Jing Jing liked to sleep with us every night that we let him which became much more frequent after all these issues. He seemed to be going along pretty well and only recently had a quick checkup at the vet. However this past Saturday morning I had to go work overtime and left the house at 4 am. Later my wife found Jing Jing in our closet and he was gone. She told me when I got home around 10 and my long weekend of mourning, crying, depression etc began. My wife seems to have the ability of one good cry and it's done. I on the other hand will mourn and mope for quite sometime usually.
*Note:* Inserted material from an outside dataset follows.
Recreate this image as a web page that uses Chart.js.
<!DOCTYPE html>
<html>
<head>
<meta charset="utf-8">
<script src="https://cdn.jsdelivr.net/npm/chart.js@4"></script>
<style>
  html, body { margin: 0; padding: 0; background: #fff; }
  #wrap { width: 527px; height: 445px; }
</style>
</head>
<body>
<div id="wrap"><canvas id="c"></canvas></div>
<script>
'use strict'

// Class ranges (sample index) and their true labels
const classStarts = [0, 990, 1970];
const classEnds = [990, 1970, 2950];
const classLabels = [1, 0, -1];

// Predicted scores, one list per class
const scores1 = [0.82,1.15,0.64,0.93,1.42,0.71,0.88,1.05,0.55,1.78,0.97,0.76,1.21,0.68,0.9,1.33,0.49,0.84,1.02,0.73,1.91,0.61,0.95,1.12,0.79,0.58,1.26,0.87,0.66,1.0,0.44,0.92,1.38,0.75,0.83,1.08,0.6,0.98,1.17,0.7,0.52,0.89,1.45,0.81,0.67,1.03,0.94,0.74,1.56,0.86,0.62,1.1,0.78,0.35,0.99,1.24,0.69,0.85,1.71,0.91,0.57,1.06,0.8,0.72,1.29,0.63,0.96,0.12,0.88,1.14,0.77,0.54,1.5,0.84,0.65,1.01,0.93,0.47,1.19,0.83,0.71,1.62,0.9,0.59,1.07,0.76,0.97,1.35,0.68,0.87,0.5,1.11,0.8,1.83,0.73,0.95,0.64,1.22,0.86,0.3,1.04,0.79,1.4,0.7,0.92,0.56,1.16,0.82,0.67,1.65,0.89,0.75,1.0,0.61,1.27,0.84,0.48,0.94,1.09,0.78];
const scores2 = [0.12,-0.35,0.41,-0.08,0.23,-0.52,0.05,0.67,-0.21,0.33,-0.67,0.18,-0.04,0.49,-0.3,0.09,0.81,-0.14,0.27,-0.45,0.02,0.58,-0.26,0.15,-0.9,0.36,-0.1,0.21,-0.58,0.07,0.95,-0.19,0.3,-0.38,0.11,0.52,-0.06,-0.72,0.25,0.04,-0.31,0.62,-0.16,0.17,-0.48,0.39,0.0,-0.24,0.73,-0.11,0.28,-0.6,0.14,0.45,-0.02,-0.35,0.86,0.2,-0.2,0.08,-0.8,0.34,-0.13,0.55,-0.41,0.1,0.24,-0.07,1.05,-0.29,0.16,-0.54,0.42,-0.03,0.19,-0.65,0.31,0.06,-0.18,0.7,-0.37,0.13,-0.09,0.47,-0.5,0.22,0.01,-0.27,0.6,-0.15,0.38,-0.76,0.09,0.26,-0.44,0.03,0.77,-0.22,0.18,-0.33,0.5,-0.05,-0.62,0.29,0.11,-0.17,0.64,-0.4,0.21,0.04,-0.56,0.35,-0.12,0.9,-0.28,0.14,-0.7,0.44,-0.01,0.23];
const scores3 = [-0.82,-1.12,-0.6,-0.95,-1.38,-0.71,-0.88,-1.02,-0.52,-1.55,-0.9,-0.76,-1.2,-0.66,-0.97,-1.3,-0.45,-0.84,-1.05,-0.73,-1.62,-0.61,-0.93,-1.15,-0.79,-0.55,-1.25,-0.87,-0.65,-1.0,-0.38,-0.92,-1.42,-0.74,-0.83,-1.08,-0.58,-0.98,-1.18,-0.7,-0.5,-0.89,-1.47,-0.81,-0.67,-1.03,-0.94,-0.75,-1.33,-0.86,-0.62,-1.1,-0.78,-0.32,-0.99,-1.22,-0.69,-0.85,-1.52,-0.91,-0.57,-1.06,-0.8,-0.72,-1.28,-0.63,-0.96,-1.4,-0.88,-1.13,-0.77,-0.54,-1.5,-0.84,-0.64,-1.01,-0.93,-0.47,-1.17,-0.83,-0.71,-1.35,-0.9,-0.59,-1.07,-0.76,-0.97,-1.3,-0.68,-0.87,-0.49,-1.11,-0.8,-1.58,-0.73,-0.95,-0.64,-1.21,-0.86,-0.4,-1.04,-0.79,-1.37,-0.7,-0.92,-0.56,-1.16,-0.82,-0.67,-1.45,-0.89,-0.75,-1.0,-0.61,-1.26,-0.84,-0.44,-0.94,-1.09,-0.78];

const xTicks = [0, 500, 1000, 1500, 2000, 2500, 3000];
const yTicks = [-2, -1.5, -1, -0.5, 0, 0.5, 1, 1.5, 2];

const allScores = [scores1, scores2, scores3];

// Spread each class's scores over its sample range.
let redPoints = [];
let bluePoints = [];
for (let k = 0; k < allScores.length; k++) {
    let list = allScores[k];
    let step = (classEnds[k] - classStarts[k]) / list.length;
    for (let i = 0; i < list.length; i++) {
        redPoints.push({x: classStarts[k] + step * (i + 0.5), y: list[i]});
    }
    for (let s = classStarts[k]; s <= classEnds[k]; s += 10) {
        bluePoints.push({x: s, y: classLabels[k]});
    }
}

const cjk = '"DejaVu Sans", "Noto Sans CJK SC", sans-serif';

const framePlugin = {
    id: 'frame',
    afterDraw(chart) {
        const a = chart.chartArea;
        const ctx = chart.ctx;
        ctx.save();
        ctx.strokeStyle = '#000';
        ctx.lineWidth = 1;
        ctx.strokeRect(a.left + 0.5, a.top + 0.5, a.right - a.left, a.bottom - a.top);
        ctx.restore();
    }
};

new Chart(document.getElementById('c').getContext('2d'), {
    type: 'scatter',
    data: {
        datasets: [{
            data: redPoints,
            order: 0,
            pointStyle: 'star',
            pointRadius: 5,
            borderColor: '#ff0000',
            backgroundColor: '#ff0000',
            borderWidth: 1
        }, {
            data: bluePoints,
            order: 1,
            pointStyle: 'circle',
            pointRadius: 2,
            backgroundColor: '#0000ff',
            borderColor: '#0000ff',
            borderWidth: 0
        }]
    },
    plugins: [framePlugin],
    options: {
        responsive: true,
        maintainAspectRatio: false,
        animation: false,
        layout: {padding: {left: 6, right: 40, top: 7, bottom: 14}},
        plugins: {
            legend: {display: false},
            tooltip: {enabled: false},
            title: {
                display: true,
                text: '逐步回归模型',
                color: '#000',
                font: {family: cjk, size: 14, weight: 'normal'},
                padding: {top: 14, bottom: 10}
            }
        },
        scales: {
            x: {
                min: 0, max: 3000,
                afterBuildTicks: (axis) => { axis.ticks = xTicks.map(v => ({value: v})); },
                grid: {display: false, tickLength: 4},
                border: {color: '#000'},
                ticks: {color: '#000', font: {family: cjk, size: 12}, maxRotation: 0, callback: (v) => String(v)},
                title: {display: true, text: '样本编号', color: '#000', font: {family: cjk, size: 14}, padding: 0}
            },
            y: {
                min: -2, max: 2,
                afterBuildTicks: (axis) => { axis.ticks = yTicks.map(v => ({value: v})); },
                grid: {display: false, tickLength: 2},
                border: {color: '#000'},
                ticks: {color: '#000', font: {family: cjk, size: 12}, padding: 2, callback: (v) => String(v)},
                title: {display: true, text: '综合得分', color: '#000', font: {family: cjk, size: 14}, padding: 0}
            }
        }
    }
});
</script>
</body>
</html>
I'm just glad that we had his teeth removal done and bought him a last 16 months of the good life.
I tried to post a picture but got a message about board quota filled or something. I'll try again later. Thanks for taking the time to read about the Jing


----------



## LilRed (Jul 16, 2008)

I am so sorry Jing Jing has gone. Thanks for sharing his story. atback


----------



## Xanti (Nov 4, 2008)

I'm so sorry, what a touching story. It is clear how much he was loved and he knew that and still does atback


----------



## marie73 (Jul 12, 2006)

You gave Jing Jing such a wonderful love-filled life and you must know how much he loved you right back. He knew the right house to walk into, and the right hearts to sneak into.


----------



## bluemilk (Oct 3, 2005)

We're here.

Read Psalm 130.


----------



## Leazie (Apr 14, 2007)

I'm so sorry that your Jing Jing has passed over the Bridge. He loved you, and you loved him and gave him a wonderful life.

I hope that your pain eases soon.


----------



## melysion (Mar 12, 2007)

sorry for your loss


----------



## i.love.my.cats (Aug 11, 2009)

sorry to hear about jing jing sounded like a loving and caring cat atleast u gave him a good life atback atback


----------